**** Data entries ****

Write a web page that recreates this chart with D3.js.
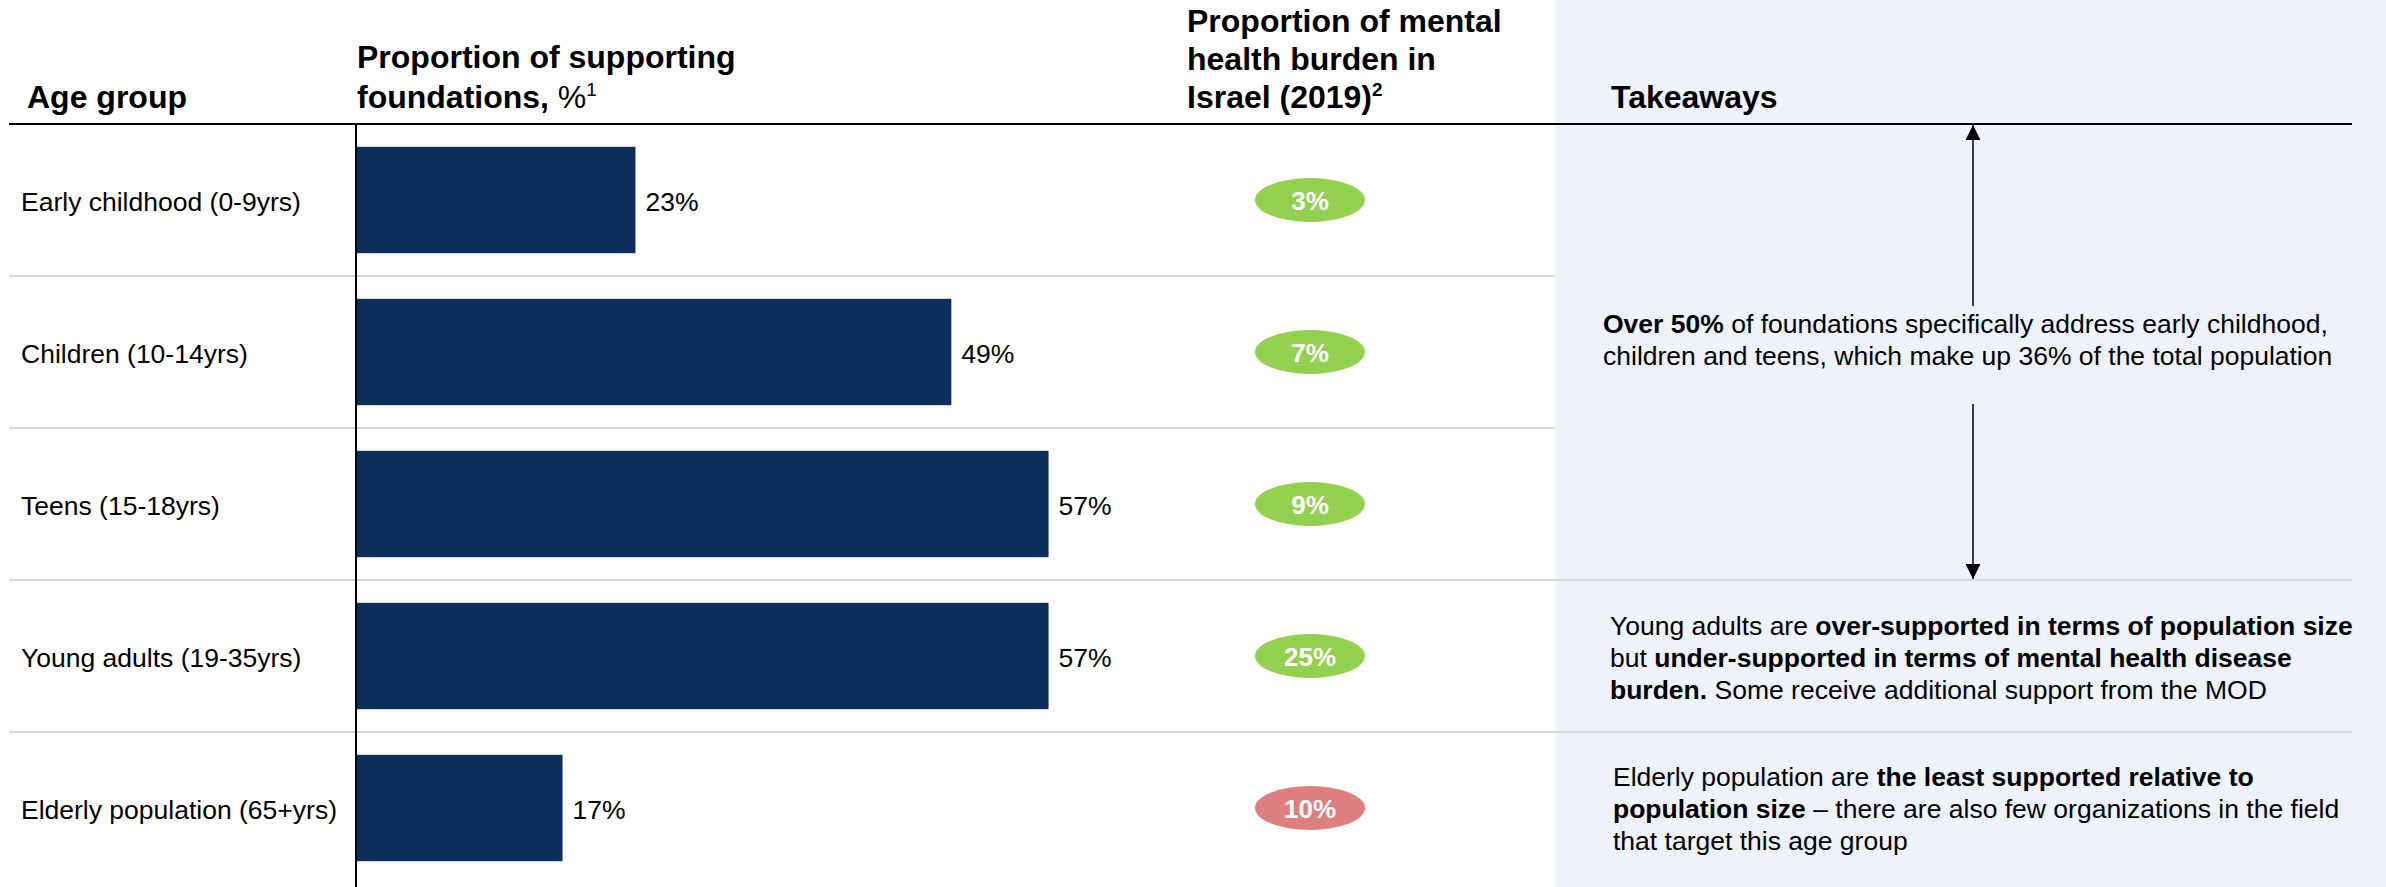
<!DOCTYPE html>
<html>
<head>
<meta charset="utf-8">
<script src="https://cdn.jsdelivr.net/npm/d3@7"></script>
<style>
  html, body { margin: 0; padding: 0; background: #fff; }
  svg { display: block; font-family: "Liberation Sans", Arial, sans-serif; }
</style>
</head>
<body>
<svg class="main" width="2386" height="887"></svg>
<script>
const ageGroups = [
  "Early childhood (0-9yrs)",
  "Children (10-14yrs)",
  "Teens (15-18yrs)",
  "Young adults (19-35yrs)",
  "Elderly population (65+yrs)"
];
const foundationShare = [23, 49, 57, 57, 17];
const burdenShare = [3, 7, 9, 25, 10];
const burdenFlag = ["ok", "ok", "ok", "ok", "low"];

const takeaways = [
  [
    [["Over 50%", true], [" of foundations specifically address early childhood,", false]],
    [["children and teens, which make up 36% of the total population", false]]
  ],
  [
    [["Young adults are ", false], ["over-supported in terms of population size", true]],
    [["but ", false], ["under-supported in terms of mental health disease", true]],
    [["burden.", true], [" Some receive additional support from the MOD", false]]
  ],
  [
    [["Elderly population are ", false], ["the least supported relative to", true]],
    [["population size", true], [" \u2013 there are also few organizations in the field", false]],
    [["that target this age group", false]]
  ]
];

(function () {
  'use strict';

  const W = 2386, H = 887;
  const headerY = 124;
  const axisX = 356;
  const panelX = 1555;
  const ovalX = 1310;

  const svg = d3.select("svg.main");

  const x = d3.scaleLinear().domain([0, 100]).range([axisX, axisX + 1215]);
  const y = d3.scaleBand()
    .domain(ageGroups)
    .range([headerY, headerY + 760])
    .paddingInner(0.3)
    .paddingOuter(0.15);
  const step = y.step();
  const rowTop = i => headerY + step * i;

  const ovalColor = d3.scaleOrdinal().domain(["ok", "low"]).range(["#92d050", "#de7f7f"]);

  // takeaways panel
  svg.append("rect")
    .attr("x", panelX).attr("y", 0)
    .attr("width", W - panelX).attr("height", H)
    .attr("fill", "#eef2fb");

  // row dividers (the first two stop at the panel)
  d3.range(1, ageGroups.length).forEach(i => {
    svg.append("line")
      .attr("x1", 9)
      .attr("x2", i >= 3 ? 2352 : panelX)
      .attr("y1", rowTop(i)).attr("y2", rowTop(i))
      .attr("stroke", "#d9d9d9")
      .attr("stroke-width", 2);
  });

  // headers
  const head = svg.append("g").attr("font-weight", "bold").attr("font-size", 32).attr("fill", "#000");
  head.append("text").attr("x", 27).attr("y", 108).text("Age group");

  const h1 = head.append("text").attr("x", axisX + 1);
  h1.append("tspan").attr("x", axisX + 1).attr("y", 68).text("Proportion of supporting");
  h1.append("tspan").attr("x", axisX + 1).attr("y", 108).text("foundations, ");
  h1.append("tspan").attr("font-weight", "normal").text("%");
  h1.append("tspan").attr("font-weight", "normal").attr("font-size", 19).attr("dy", -12).text("1");

  const h2 = head.append("text");
  ["Proportion of mental", "health burden in"].forEach((s, i) => {
    h2.append("tspan").attr("x", 1187).attr("y", 32 + i * 38).text(s);
  });
  h2.append("tspan").attr("x", 1187).attr("y", 108).text("Israel (2019)");
  h2.append("tspan").attr("font-size", 19).attr("dy", -12).text("2");

  head.append("text").attr("x", 1611).attr("y", 108).text("Takeaways");

  svg.append("line")
    .attr("x1", 9).attr("x2", 2352)
    .attr("y1", headerY).attr("y2", headerY)
    .attr("stroke", "#000").attr("stroke-width", 2);

  // row labels
  svg.append("g").selectAll("text")
    .data(ageGroups)
    .join("text")
    .attr("x", 21)
    .attr("y", d => y(d) + y.bandwidth() / 2)
    .attr("dy", "0.42em")
    .attr("font-size", 26.5)
    .text(d => d);

  // bars
  svg.append("g").selectAll("rect")
    .data(foundationShare)
    .join("rect")
    .attr("x", x(0))
    .attr("y", (d, i) => y(ageGroups[i]))
    .attr("width", d => x(d) - x(0))
    .attr("height", y.bandwidth())
    .attr("fill", "#0f2d5b");

  svg.append("g").selectAll("text")
    .data(foundationShare)
    .join("text")
    .attr("x", d => x(d) + 10)
    .attr("y", (d, i) => y(ageGroups[i]) + y.bandwidth() / 2)
    .attr("dy", "0.42em")
    .attr("font-size", 26.5)
    .text(d => d + "%");

  svg.append("line")
    .attr("x1", axisX).attr("x2", axisX)
    .attr("y1", headerY).attr("y2", H)
    .attr("stroke", "#000").attr("stroke-width", 2);

  // burden ovals
  const ovals = svg.append("g").selectAll("g")
    .data(burdenShare)
    .join("g")
    .attr("transform", (d, i) => `translate(${ovalX}, ${y(ageGroups[i]) + y.bandwidth() / 2})`);
  ovals.append("ellipse")
    .attr("rx", 55).attr("ry", 22)
    .attr("fill", (d, i) => ovalColor(burdenFlag[i]));
  ovals.append("text")
    .attr("text-anchor", "middle")
    .attr("dy", "0.4em")
    .attr("font-size", 26)
    .attr("font-weight", "bold")
    .attr("fill", "#fff")
    .text(d => d + "%");

  // double arrow over the first three rows, broken around the text
  const arrowX = 1973;
  const defs = svg.append("defs");
  defs.append("marker")
    .attr("id", "head")
    .attr("viewBox", "0 0 10 10")
    .attr("refX", 10).attr("refY", 5)
    .attr("markerUnits", "userSpaceOnUse")
    .attr("markerWidth", 15).attr("markerHeight", 15)
    .attr("orient", "auto")
    .append("path")
    .attr("d", "M0,0L10,5L0,10Z")
    .attr("fill", "#000");

  svg.append("line")
    .attr("x1", arrowX).attr("x2", arrowX)
    .attr("y1", 306).attr("y2", headerY + 1)
    .attr("stroke", "#000").attr("stroke-width", 1.5)
    .attr("marker-end", "url(#head)");
  svg.append("line")
    .attr("x1", arrowX).attr("x2", arrowX)
    .attr("y1", 404).attr("y2", rowTop(3) - 1)
    .attr("stroke", "#000").attr("stroke-width", 1.5)
    .attr("marker-end", "url(#head)");

  // takeaway texts
  const noteX = [1603, 1610, 1613];
  const noteMid = [340, 658, 809];
  const lineH = 31.7;
  takeaways.forEach((lines, k) => {
    const t = svg.append("text").attr("font-size", 26.5).attr("fill", "#000");
    lines.forEach((parts, j) => {
      const by = noteMid[k] + (j - (lines.length - 1) / 2) * lineH + 9;
      parts.forEach((p, m) => {
        const ts = t.append("tspan")
          .attr("font-weight", p[1] ? "bold" : "normal")
          .text(p[0]);
        if (m === 0) ts.attr("x", noteX[k]).attr("y", by);
      });
    });
  });
}());
</script>
</body>
</html>
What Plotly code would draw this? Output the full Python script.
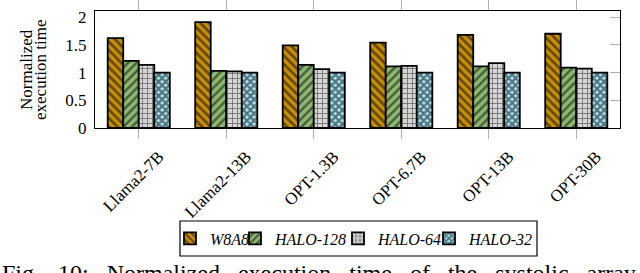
import plotly.graph_objects as go

categories = ["Llama2-7B", "Llama2-13B", "OPT-1.3B", "OPT-6.7B", "OPT-13B", "OPT-30B"]
series_names = ["W8A8", "HALO-128", "HALO-64", "HALO-32"]
w8a8 = [1.62, 1.91, 1.49, 1.54, 1.68, 1.70]
halo128 = [1.21, 1.03, 1.14, 1.11, 1.11, 1.09]
halo64 = [1.14, 1.02, 1.06, 1.12, 1.17, 1.07]
halo32 = [1.00, 1.00, 1.00, 1.00, 1.00, 1.00]
y_ticks = [0, 0.5, 1, 1.5, 2]
y_ticktext = ["0", "0.5", "1", "1.5", "2"]
caption = "Fig. 10: Normalized execution time of the systolic array"

series_values = [w8a8, halo128, halo64, halo32]
colors = ["#C8900A", "#8DB870", "#D6D6D6", "#A6E2F0"]
shapes = ["\\", "/", "+", "x"]
solid = [0.45, 0.4, 0.3, 0.65]
sizes = [6, 6, 5, 5]
legend_ids = ["legend", "legend2", "legend3", "legend4"]
legend_px = [170, 235, 338, 429]

FONT = "Liberation Serif"
fig = go.Figure()
for name, vals, col, shp, so, sz, lg in zip(series_names, series_values, colors, shapes,
                                             solid, sizes, legend_ids):
    fig.add_trace(go.Bar(
        x=categories, y=vals, name=name, legend=lg,
        marker=dict(color=col, line=dict(color="black", width=1.8),
                    pattern=dict(shape=shp, fgcolor="black", fillmode="overlay",
                                 size=sz, solidity=so)),
    ))

legend_common = dict(orientation="h", y=-0.944, yanchor="middle", xanchor="left",
                     bgcolor="rgba(0,0,0,0)", borderwidth=0,
                     font=dict(family=FONT, size=16, style="italic"))

layout_legends = {lg: dict(x=(px - 95) / 525, **legend_common)
                  for lg, px in zip(legend_ids, legend_px)}

fig.update_layout(
    width=640, height=273,
    margin=dict(l=95, r=20, t=11, b=145, autoexpand=False),
    paper_bgcolor="white", plot_bgcolor="white",
    barmode="group", bargap=0.29, bargroupgap=0,
    font=dict(family=FONT, size=17, color="black"),
    showlegend=True,
    **layout_legends,
    xaxis=dict(showline=True, linecolor="black", linewidth=1.2, mirror="ticks",
               ticks="outside", ticklen=10, tickcolor="#B0B0B0", tickwidth=1,
               tickangle=-45, tickfont=dict(family=FONT, size=17), showgrid=False,
               ticklabelshift=20, ticklabelstandoff=1),
    yaxis=dict(range=[0, 2.11], tickvals=y_ticks, ticktext=y_ticktext,
               showline=True, linecolor="black", linewidth=1.2, mirror=True,
               ticks="", showgrid=False, zeroline=False,
               tickfont=dict(family=FONT, size=17), ticklabelstandoff=4),
    yaxis2=dict(range=[0, 2.11], overlaying="y", side="right", tickvals=y_ticks,
                ticks="inside", ticklen=10, tickcolor="#B0B0B0", showticklabels=False,
                showgrid=False, zeroline=False, showline=False),
)
fig.add_trace(go.Scatter(x=[categories[0]], y=[0], yaxis="y2", mode="markers",
                         marker=dict(opacity=0), showlegend=False, hoverinfo="skip"))

# y-axis title as two rotated lines
fig.add_annotation(text="Normalized", xref="paper", yref="paper",
                   x=(26 - 95) / 525, y=(128 - 70) / 117, textangle=-90,
                   xanchor="center", yanchor="middle",
                   showarrow=False, font=dict(family=FONT, size=17))
fig.add_annotation(text="execution time", xref="paper", yref="paper",
                   x=(40 - 95) / 525, y=(128 - 70) / 117, textangle=-90,
                   xanchor="center", yanchor="middle",
                   showarrow=False, font=dict(family=FONT, size=17))

# legend frame
fig.add_shape(type="rect", xref="paper", yref="paper",
              x0=(180 - 95) / 525, x1=(537 - 95) / 525,
              y0=(128 - 256) / 117, y1=(128 - 221) / 117,
              line=dict(color="black", width=1.2), fillcolor="rgba(0,0,0,0)")

fig.add_annotation(text=caption.replace(" ", "&nbsp;&nbsp;&nbsp;"),
                   xref="paper", yref="paper", x=(0 - 95) / 525, y=(128 - 258) / 117,
                   xanchor="left", yanchor="top",
                   showarrow=False, font=dict(family=FONT, size=24))

fig.write_html("out.html", config={"displayModeBar": False},
               post_script="document.body.style.margin='0';document.body.style.overflow='hidden';")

****

Work to do
Using the listing above, say how many of its lines contain the string "this", giving nothing but the figure.

Completed exercise
3